Citing numbers, Bhagat says, "Allotting 12 napkins to a woman per month, adds up to 432 million soiled pads, weighing a staggering 9,000 tonnes a month enough to cover a landfill spread over 24 hectares."
The composition of sanitary napkins and tampons makes them a threat to the environment.
LDPE (low density polyethylene) plastic polymers and multiple layers of chlorine bleached cellulose or wood-pulp in pads contain dioxin, furans and potential carcinogens.
"These cause soil and water pollution as they leach down the surface. The long-term effects of such pollution have only begun to be understood.
"Dioxins, for instance, are hormone disruptors that damage the immune system, cause reproductive and developmental problems which can be transmitted from mothers to unborn babies," says Bhagat.
The disposal of menstrual waste as unsegregated trash in bins or in the open is another aspect of concern, because waste pickers, who often have to handle them with their bare hands, become vulnerable to infectious diseases.
"As this form of waste contains bodily fluids, it should be handled as carefully as any biomedical waste. It is likely to contain life-threatening pathogens, which can compromise the lives and health of waste pickers. Also, it is particularly degrading and against the legal right to dignity of labour," Bhagat says.
She points out that electric incinerators are lately being installed in public places for burning menstrual hygiene waste.

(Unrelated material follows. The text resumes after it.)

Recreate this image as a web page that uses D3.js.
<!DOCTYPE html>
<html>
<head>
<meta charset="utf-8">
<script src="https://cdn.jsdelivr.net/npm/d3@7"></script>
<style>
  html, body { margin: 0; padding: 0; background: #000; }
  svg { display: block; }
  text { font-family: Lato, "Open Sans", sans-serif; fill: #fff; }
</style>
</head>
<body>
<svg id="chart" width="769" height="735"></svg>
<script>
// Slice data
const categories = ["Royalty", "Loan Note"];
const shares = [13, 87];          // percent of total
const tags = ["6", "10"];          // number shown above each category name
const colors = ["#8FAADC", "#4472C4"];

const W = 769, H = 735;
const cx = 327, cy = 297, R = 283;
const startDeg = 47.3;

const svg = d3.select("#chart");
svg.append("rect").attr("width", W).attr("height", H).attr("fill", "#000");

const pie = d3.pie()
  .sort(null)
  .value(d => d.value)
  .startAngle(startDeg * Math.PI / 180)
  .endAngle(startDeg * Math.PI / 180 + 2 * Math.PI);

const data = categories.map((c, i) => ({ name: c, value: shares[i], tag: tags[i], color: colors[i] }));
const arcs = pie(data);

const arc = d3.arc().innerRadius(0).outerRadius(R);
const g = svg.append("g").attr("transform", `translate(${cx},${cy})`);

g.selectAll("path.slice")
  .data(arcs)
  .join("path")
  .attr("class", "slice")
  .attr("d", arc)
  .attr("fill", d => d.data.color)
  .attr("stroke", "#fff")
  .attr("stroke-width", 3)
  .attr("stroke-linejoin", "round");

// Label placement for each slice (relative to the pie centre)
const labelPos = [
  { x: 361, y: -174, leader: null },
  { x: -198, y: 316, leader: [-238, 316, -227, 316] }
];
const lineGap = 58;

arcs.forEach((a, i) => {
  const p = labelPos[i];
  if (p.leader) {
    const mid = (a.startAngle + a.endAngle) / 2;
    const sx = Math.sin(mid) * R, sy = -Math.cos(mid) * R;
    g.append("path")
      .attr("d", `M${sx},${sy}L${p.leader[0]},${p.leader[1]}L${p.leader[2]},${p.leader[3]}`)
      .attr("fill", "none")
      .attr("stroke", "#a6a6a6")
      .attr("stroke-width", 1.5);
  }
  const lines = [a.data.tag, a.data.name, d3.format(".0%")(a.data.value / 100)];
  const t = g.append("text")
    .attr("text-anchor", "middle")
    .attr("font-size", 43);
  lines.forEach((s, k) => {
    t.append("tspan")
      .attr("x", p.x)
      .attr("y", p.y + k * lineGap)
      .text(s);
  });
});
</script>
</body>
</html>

"None in India, reach the requisite temperature of 800 degrees Celsius, recommended by World Health Organization, to allow for safe incineration of health-related waste."
As for the women’s health, synthetic chemicals in the plastic and artificial fragrances used in pads are likely to permeate the sensitive skin following prolonged periods of contact.
Chlorine bleaching process that is used to artificially whiten these products also produces dioxin, which can cause various forms of cancer, immune system suppression, endometriosis and pelvic inflammatory disease.
"A third of women with symptoms of vaginal itching and rashes, soreness and/or discharge have been reported to have been experiencing the symptoms of Vulval Dermatitis or Intimate Irritation," says Bhagat.
To minismise the formation of menstrual waste and reducing health risks in the process, the #periodofchange proposes sustainable alternatives of cloth pads and menstrual cups.
Reusable menstrual cups are insertable cups made of natural latex or silicone.
"These can be removed every few hours and worn again," says Bhagat adding, "Since they do not contain any chemicals, bleaches or fibers, the probablity of sensitivity or allergic reactions is minimal."
Cloth pads, however, is not a new phenomenon. Having been used for periods since ages, these are now available commercially as well, manufactured by brands like Eco Femme, Uger and Shecups.
"They are perfectly safe when washed carefully, dried in the sun and stored in a clean place," she says.
With a menstrual cup costing between Rs 700- Rs 1,200, lasting for as long as ten years, and a cloth pad worth Rs 300, surviving almost two years, both are fairly feasible alternatives to the currently available sanitary napkins which on an average, cost a woman nearly Rs 1,300 per year.
However, merely the availability of easily accessible alternatives does not offer a solution to the problem of menstrual waste.
Overcoming stigmas that continue to exist around both menstrual cups and cloth pads, is the need of the hour, to make the much-needed shift to these organic forms possible.
"The desire for a woman’s body to remain untouched, restrains her from using insertable products like menstrual cups," says Bhagat.
"That the sanitary napkins are actually degrading the female reproductive systems, is often overlooked" she says.
Bhagat also asserted that it was imperative for women to get rid of the discomfort associated with menstrual blood.
The campaign introduced a new theme each week around which online seminars (webinars) were held, followed by discussions on twitter.
"We took audience questions throughout the five weeks which were addressed in the webinars. We also circulated articles and factsheets on our website and other social media platforms as resources for engagement," says Bhagat.